Don Juan está solo como todos ellos aunque dice que tiene “un mmmontón de familia” que vive en Cochabamba, y casi disculpándolos o disculpándose, cuenta que no se lo llevaron porque él no piensa moverse de La Paz. “¡Aquí he nacido y aquí voy a mmmorir!” señala hacia el suelo con el dedo índice como tecleando una máquina de escribir. Su terquedad es comprensible cuando se le oye contar que fue “el ppprimer pintor de la ciudad”, es más “todos esos edificios que usted ve ahí –señala hacia la ciudad- los he pintado yo” alega con un envidiable sentido de propiedad, como si la ciudad misma fuese suya. “¡He trabajado con mmministros, con pppresidentes de la República yo!”, abre grandes sus ojos y acerca el oído para escuchar. Don Juan es un hombre rotundo, educado y triste.

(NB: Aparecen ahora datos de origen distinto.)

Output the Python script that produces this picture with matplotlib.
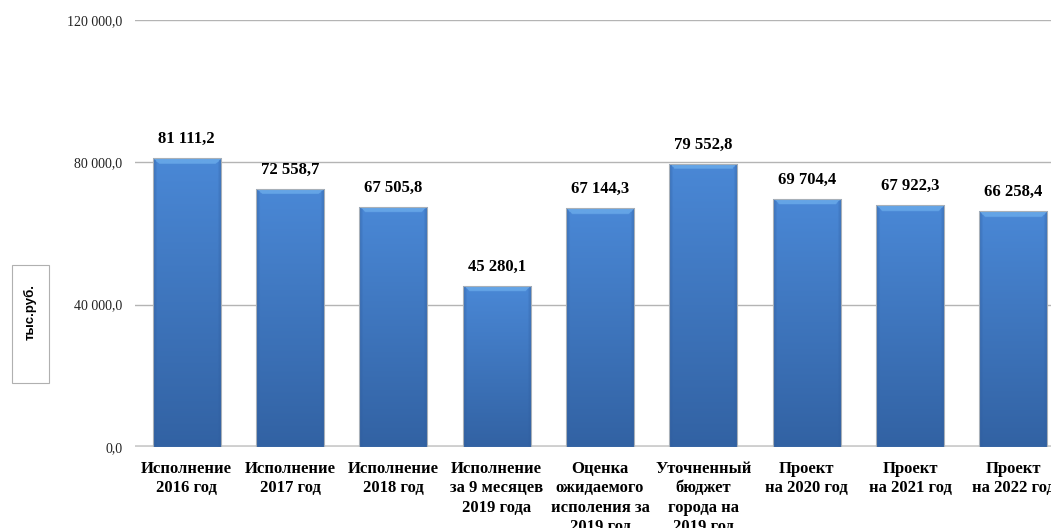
import numpy as np
import matplotlib
matplotlib.use("Agg")
import matplotlib.pyplot as plt
from matplotlib.patches import Rectangle

# Data
categories = [
    "Исполнение\n2016 год",
    "Исполнение\n2017 год",
    "Исполнение\n2018 год",
    "Исполнение\nза 9 месяцев\n2019 года",
    "Оценка\nожидаемого\nисполения за\n2019 год",
    "Уточненный\nбюджет\nгорода на\n2019 год",
    "Проект\nна 2020 год",
    "Проект\nна 2021 год",
    "Проект\nна 2022 год",
]
values = [81111.2, 72558.7, 67505.8, 45280.1, 67144.3, 79552.8, 69704.4, 67922.3, 66258.4]
y_ticks = [0, 40000, 80000, 120000]
y_label = "тыс.руб."

serif = ["Liberation Serif", "DejaVu Serif"]
sans = ["Liberation Sans", "DejaVu Sans"]


def fmt(v):
    s = f"{v:,.1f}".replace(",", " ").replace(".", ",")
    return s


fig = plt.figure(figsize=(10.51, 5.28), dpi=100)
ax = fig.add_axes([135 / 1051, 81 / 528, 916 / 1051, 427 / 528])

x = np.arange(len(values))
width = 0.66
ax.set_ylim(0, 120000)
ax.set_xlim(-0.5, 8.364)

# pixels per data unit (vertical)
px_per_unit = 427 / 120000

top_c = np.array([74, 136, 214]) / 255
bot_c = np.array([50, 98, 163]) / 255
bevel_c = np.array([100, 164, 230]) / 255
side_c = np.array([45, 90, 155]) / 255

bars = ax.bar(x, values, width, facecolor="none", edgecolor="#a8b0b8",
              linewidth=0.8, zorder=3)

for bar, v in zip(bars, values):
    H = 400
    W = 68
    bar_px = v * px_per_unit
    t = np.linspace(0, 1, H)[:, None]
    img = top_c[None, None, :] * (1 - t[..., None]) + bot_c[None, None, :] * t[..., None]
    img = np.repeat(img, W, axis=1)
    bev_rows = max(1, int(round(6 / bar_px * H)))
    row_px = np.arange(H) * bar_px / H
    for c in range(W):
        d = min(c, W - 1 - c)
        if d < 4:
            k = (4 - d) / 4
            img[:, c, :] = img[:, c, :] * (1 - 0.5 * k) + side_c * 0.5 * k
    for r in range(bev_rows):
        rp = row_px[r]
        for c in range(W):
            d = min(c, W - 1 - c)
            if d >= rp:
                img[r, c, :] = bevel_c
    img = np.clip(img, 0, 1)
    bx = bar.get_x()
    im = ax.imshow(img, extent=(bx, bx + bar.get_width(), 0, v), aspect="auto",
                   interpolation="bilinear", zorder=2)
    im.set_clip_path(bar)
    ax.annotate(fmt(v), (bar.get_x() + bar.get_width() / 2, v),
                textcoords="offset points", xytext=(0, 8), ha="center", va="bottom",
                fontsize=12, fontweight="bold", family=serif, color="black")

ax.set_ylim(0, 120000)
ax.set_xlim(-0.5, 8.364)

for yt in y_ticks[1:]:
    ax.axhline(yt, color="#b4b4b4", linewidth=1, zorder=1)
ax.axhline(0, color="#cfcfcf", linewidth=3.5, zorder=1)

ax.set_yticks(y_ticks)
ax.set_yticklabels([fmt(v) for v in y_ticks], family=serif, fontsize=10, color="#222222")
ax.tick_params(axis="y", length=0, pad=9)
ax.set_xticks(x)
ax.set_xticklabels(categories, family=serif, fontsize=12, fontweight="bold",
                   linespacing=1.28)
ax.tick_params(axis="x", length=0, pad=10)
for s in ax.spines.values():
    s.set_visible(False)

# y label in a box
fig.patches.append(Rectangle((12 / 1051, 145 / 528), 37 / 1051, 118 / 528,
                             transform=fig.transFigure, facecolor="white",
                             edgecolor="#b0b0b0", linewidth=0.8))
fig.text(30 / 1051, (528 - 312) / 528, y_label, rotation=90, ha="center", va="center",
         family=sans, fontsize=9.5, fontweight="bold")

fig.savefig("out.png", dpi=100)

El tiempo para él se ha detenido allá por los años 50. Ya no sabe quién es presidente del país aunque ha oído su nombre y lo menciona. A pesar de su desgano, es un hombre informado. Y a pesar de su aplomo, cuando recuerda a su madre viuda y cómo él trabajó para ayudarla a mantener a cinco hermanas menores, llora. Y como todos sus vecinos en el hogar de Las awichas, don Juan espera la muerte.
Mientras llegue, se levanta, y al final de la tarde cuando el sol se esconde, él vuelve caminando lentamente al único hogar que le queda.
Despedida (de Tarija)
Antes de terminar, es imprescindible que usted haga clic aquí y luego de sacudir el alma continúe, ya termino. https://www.youtube.com/watch?v=O65OX2gDBk8&list=PLbOwGTQfGf1UcZPK9l5irkxySCj0sw9EL&index=2
De fondo aquel bolero de caballería. Los ancianos están sentados al sol en círculo allí en el patio de la casa número 122 de Pampahasi. Tienen vistas. En sus manos sostienen sus propias fotografías que un grupo de visitantes extranjeros les tomaron hace algún tiempo y hoy fueron a entregárselas como regalo. Ellos las reciben como niños a la hora del recreo. Miran las fotografías, se contemplan como último rastro de su paso por el mundo, por esta ciudad que seguirá en el mismo lugar, años y años después de que todos nosotros hayamos partido y por los siglos de los siglos.
Desde aquella visita han transcurrido diez años y muchas veces pensé en volver y no quise por temor a no encontrarlos, o ver a Elia sin Mariano, o al revés, o pasar por esa esquina sin mirar a su ilustre habitante tomando sol. De modo que prefiero imaginarlos en ese patio recibiendo siempre un regalo de agradecimiento por sus vidas, de parte nuestra.